Die Replika-Band spielt bereits seit fast 15 Jahren in Köln.

Sollten Straßenmusiker in Zukunft bei der Stadt vorspielen? Ja, findet der Ordnungsamtschef. Die Künstler selbst sind geteilter Meinung.

Wenn es nach Ralf Mayer, dem neuen Chef des Kölner Ordnungsamts, geht, sollen zukünftig nur noch ausgewählte Künstler auf Kölns Straßen spielen dürfen. Er schlug im Interview mit dem „Kölner Stadt-Anzeiger“ kürzlich die Einführung eines Castingsystems vor, bei dem die Künstler zunächst wie in München ihr schöpferisches Können unter Beweis stellen müssen. Ähnliche Konzepte gibt es bereits in anderen europäischen Städten. Was aber halten die Straßenmusiker selbst vom Vorstoß des Ordnungsamtschefs? Wir haben einige von ihnen gefragt.
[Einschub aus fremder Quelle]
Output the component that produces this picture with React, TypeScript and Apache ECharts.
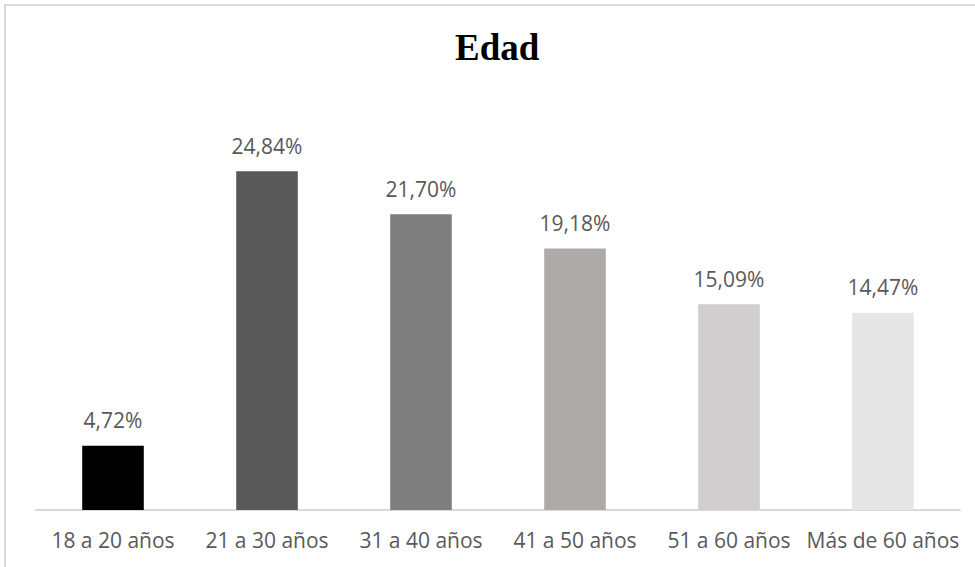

Idee des Straßenmusik-Castings stößt auf Zustimmung

Ein junger Mann mit Sonnenbrille und Hemd steht auf der Hohe Straße. In der linken Hand eine kunstvoll bemalte Trommel, die er mit der anderen Hand spielt. Er begleitet sich selbst mit einem kehligen Gesang – 30 Minuten lang ohne einmal abzusetzen.

Cemal wohnt eigentlich in Bielefeld. Doch zweimal die Woche ist er mit seiner traditionellen Trommel – einer Daf Erbane – in Kölns Straßen unterwegs: „Mit Straßenmusik habe ich angefangen, weil Musik mein größtes Hobby ist“, sagt er. Zudem sei es eine tolle Möglichkeit, den Menschen in Deutschland die kurdische Kultur zu zeigen.

Ein Mann mit Hemd, Sonnenbrille und Trommel steht auf der Hohe Straße.

Cemal wartet auf der Hohe Straße mit traditioneller kurdischer Musik auf.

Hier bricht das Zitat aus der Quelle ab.